The text has been, purposely, and most carefully, broken up into portions convenient for the uses of the class-room. These typographical arrangements necessarily give to the pages a somewhat fragmentary appearance. But any one who will take the trouble to look will see at a glance that the matter throughout is closely connected and continuous, that it forms a compacted and orderly system.

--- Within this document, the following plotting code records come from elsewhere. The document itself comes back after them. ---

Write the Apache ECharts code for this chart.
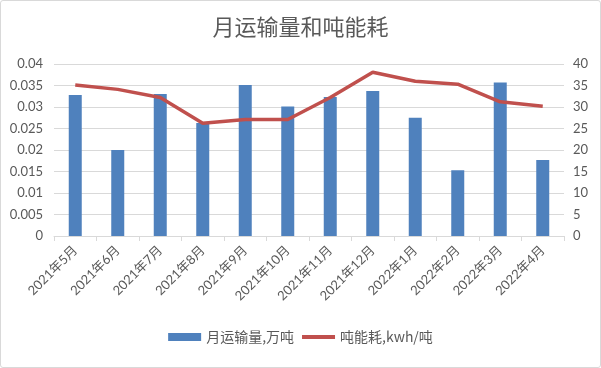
<!DOCTYPE html>
<html><head><meta charset="utf-8">
<script src="https://cdn.jsdelivr.net/npm/echarts@6/dist/echarts.min.js"></script>
<style>html,body{margin:0;padding:0;background:#fff}#c{width:599px;height:366px;border:1px solid #d9d9d9;border-radius:3px}</style>
</head><body><div id="c"></div>
<script>
const categories = ['2021年5月','2021年6月','2021年7月','2021年8月','2021年9月','2021年10月','2021年11月','2021年12月','2022年1月','2022年2月','2022年3月','2022年4月'];
const volume = [0.0328,0.0200,0.0330,0.0263,0.0351,0.0301,0.0323,0.0337,0.0275,0.0153,0.0357,0.0177];
const energy = [35.1,34.1,32.2,26.2,27.1,27.1,32.2,38.1,36.0,35.3,31.2,30.2];
const leftTicks = [0,0.005,0.01,0.015,0.02,0.025,0.03,0.035,0.04];
const rightTicks = [0,5,10,15,20,25,30,35,40];
const font = 'Lato, "Noto Sans CJK SC", sans-serif';
const cjk = '"Noto Sans CJK SC", sans-serif';
const chart = echarts.init(document.getElementById('c'));
chart.setOption({
  animation:false,
  textStyle:{fontFamily:font},
  title:{text:'月运输量和吨能耗',left:'center',top:10,textStyle:{fontSize:22,fontWeight:'normal',color:'#595959',fontFamily:cjk}},
  grid:{left:53,right:36,top:63,bottom:131},
  legend:{bottom:18,left:'center',itemGap:8,itemWidth:33,itemHeight:8,
    textStyle:{color:'#595959',fontSize:14,fontFamily:cjk},
    data:[{name:'月运输量,万吨',icon:'rect'},
          {name:'吨能耗,kwh/吨',icon:'path://M0,0 H33 V4 H0 Z',itemStyle:{color:'#c0504d'}}]},
  xAxis:{type:'category',data:categories,
    axisLine:{lineStyle:{color:'#d9d9d9'}},
    axisTick:{show:true,alignWithLabel:false,length:5,lineStyle:{color:'#d9d9d9'}},
    axisLabel:{rotate:45,color:'#595959',fontSize:13,margin:12,interval:0,fontFamily:font}},
  yAxis:[
    {type:'value',min:0,max:0.04,interval:0.005,
      axisLabel:{color:'#595959',fontSize:13,margin:11,fontFamily:font,formatter:v=>String(+v.toFixed(3))},
      splitLine:{lineStyle:{color:'#d9d9d9'}},axisLine:{show:false},axisTick:{show:false}},
    {type:'value',min:0,max:40,interval:5,
      axisLabel:{color:'#595959',fontSize:13,margin:9,fontFamily:font},
      splitLine:{show:false},axisLine:{show:false},axisTick:{show:false}}
  ],
  series:[
    {name:'月运输量,万吨',type:'bar',data:volume,barWidth:13,itemStyle:{color:'#4f81bd'}},
    {name:'吨能耗,kwh/吨',type:'line',yAxisIndex:1,data:energy,symbol:'none',
      lineStyle:{color:'#c0504d',width:3.5},itemStyle:{color:'#c0504d'}}
  ]
});
</script></body></html>
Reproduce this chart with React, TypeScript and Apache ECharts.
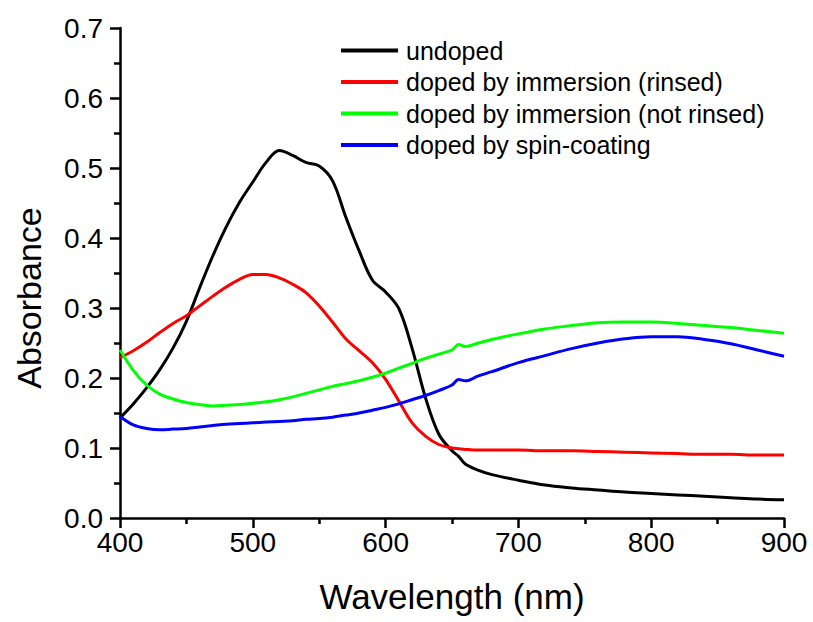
import React, { useEffect, useRef } from "react";
import * as echarts from "echarts";

const wavelengths = [400, 410, 420, 430, 440, 450, 460, 470, 480, 490, 500, 510, 520, 530, 540, 550, 560, 570, 580, 590, 600, 610, 620, 630, 640, 650, 655, 660, 670, 680, 700, 720, 740, 760, 780, 800, 820, 840, 860, 880, 900];

const undoped = [0.143, 0.163, 0.186, 0.212, 0.243, 0.281, 0.329, 0.375, 0.416, 0.451, 0.480, 0.508, 0.525, 0.518, 0.508, 0.503, 0.482, 0.430, 0.382, 0.340, 0.323, 0.299, 0.242, 0.172, 0.120, 0.096, 0.088, 0.077, 0.068, 0.062, 0.054, 0.047, 0.043, 0.040, 0.037, 0.035, 0.033, 0.031, 0.029, 0.027, 0.026];

const rinsed = [0.229, 0.239, 0.251, 0.265, 0.278, 0.289, 0.303, 0.317, 0.330, 0.341, 0.348, 0.348, 0.343, 0.334, 0.322, 0.303, 0.280, 0.256, 0.239, 0.222, 0.198, 0.167, 0.136, 0.117, 0.105, 0.100, 0.099, 0.098, 0.097, 0.097, 0.097, 0.096, 0.096, 0.095, 0.094, 0.093, 0.092, 0.091, 0.091, 0.090, 0.090];

const notRinsed = [0.240, 0.211, 0.190, 0.177, 0.170, 0.165, 0.162, 0.160, 0.161, 0.162, 0.164, 0.166, 0.169, 0.173, 0.178, 0.183, 0.188, 0.192, 0.196, 0.201, 0.207, 0.214, 0.221, 0.228, 0.234, 0.240, 0.248, 0.245, 0.250, 0.255, 0.263, 0.270, 0.275, 0.279, 0.280, 0.280, 0.278, 0.275, 0.272, 0.268, 0.264];

const spinCoating = [0.145, 0.133, 0.128, 0.126, 0.127, 0.128, 0.130, 0.132, 0.134, 0.135, 0.136, 0.137, 0.138, 0.139, 0.141, 0.142, 0.144, 0.147, 0.150, 0.154, 0.158, 0.163, 0.169, 0.175, 0.182, 0.190, 0.198, 0.196, 0.203, 0.209, 0.222, 0.232, 0.242, 0.250, 0.256, 0.259, 0.259, 0.255, 0.249, 0.240, 0.231];

const seriesNames = [
  "undoped",
  "doped by immersion (rinsed)",
  "doped by immersion (not rinsed)",
  "doped by spin-coating",
];
const seriesColors = ["#000000", "#ff0000", "#00ff00", "#0000ff"];
const seriesValues = [undoped, rinsed, notRinsed, spinCoating];

const FONT = "'Liberation Sans', Arial, sans-serif";

export default function App() {
  const ref = useRef<HTMLDivElement>(null);

  useEffect(() => {
    if (!ref.current) return;
    const chart = echarts.init(ref.current, undefined, { renderer: "svg" });
    const axisCommon = {
      axisLine: { show: true, lineStyle: { color: "#000", width: 2.5 } },
      axisTick: { show: true, inside: false, length: 10, lineStyle: { color: "#000", width: 2.5 } },
      minorTick: { show: true, splitNumber: 2, length: 6, lineStyle: { color: "#000", width: 2.5 } },
      splitLine: { show: false },
      minorSplitLine: { show: false },
    };
    chart.setOption({
      animation: false,
      backgroundColor: "#ffffff",
      grid: { left: 120, right: 29, top: 28, bottom: 104, containLabel: false },
      legend: {
        orient: "vertical",
        left: 336,
        top: 33,
        itemWidth: 57,
        itemHeight: 4,
        itemGap: 6.5,
        icon: "rect",
        data: seriesNames,
        textStyle: {
          fontFamily: FONT,
          fontSize: 25,
          lineHeight: 25,
          color: "#000",
          padding: [0, 0, 0, 3],
        },
      },
      xAxis: {
        type: "value",
        min: 400,
        max: 900,
        interval: 100,
        name: "Wavelength (nm)",
        nameLocation: "middle",
        nameGap: 61,
        nameTextStyle: { fontFamily: FONT, fontSize: 35, color: "#000" },
        axisLabel: { fontFamily: FONT, fontSize: 28, color: "#000", margin: 10 },
        ...axisCommon,
      },
      yAxis: {
        type: "value",
        min: 0,
        max: 0.7,
        interval: 0.1,
        axisLabel: {
          fontFamily: FONT,
          fontSize: 28,
          color: "#000",
          margin: 17,
          formatter: (v: number) => v.toFixed(1),
        },
        ...axisCommon,
      },
      graphic: [
        {
          type: "text",
          x: 29,
          y: 298,
          rotation: Math.PI / 2,
          style: {
            text: "Absorbance",
            font: `34px ${FONT}`,
            fill: "#000",
            textAlign: "center",
            textVerticalAlign: "middle",
          },
        },
      ],
      series: seriesNames.map((name, i) => ({
        name,
        type: "line",
        showSymbol: false,
        symbol: "none",
        smooth: 0.35,
        lineStyle: { color: seriesColors[i], width: 3 },
        itemStyle: { color: seriesColors[i] },
        data: wavelengths.map((w, j) => [w, seriesValues[i][j]]),
      })),
    });
    return () => chart.dispose();
  }, []);

  return (
    <div
      ref={ref}
      style={{ position: "absolute", left: 0, top: 0, width: 813, height: 622, background: "#fff" }}
    />
  );
}
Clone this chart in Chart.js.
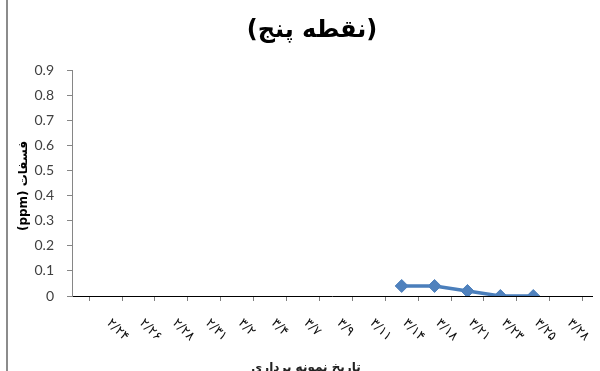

Rhetoric, like grammar, arithmetic, and many kindred subjects of study, is an art as well as a science, and no textbook for the class-room is of much value which is not well furnished with examples for practice. In the preparation of the present work, no labor has been spared in this respect. In the apparatus required by the teacher for training students in the practical applications of the principles of Rhetoric, the book, it is believed, may safely challenge comparison with any work on the subject that is before the public. J. S. H.

STATE NORMAL SCHOOL,
TRENTON, N. J.

NOTE TO THE REVISED EDITION.

THE attention of Teachers is called to the method given on page 347 for Correcting Compositions. This method has been found to be of the greatest practical value as a means of lessening the labor of correction. Where classes are large, and the exercise is frequent, this labor is often enormous. Yet it is a labor that cannot be omitted, if the scholar is to reap the full benefit of the exercise. General criticisms are of comparatively little value. It is the minute criticism of words and sentences, in detail, that chiefly benefits the student; and to write these criticisms out in full involves an amount of labor which few teachers are willing to give. By the system of notation here suggested, this labor is lessened by at least four-fifths.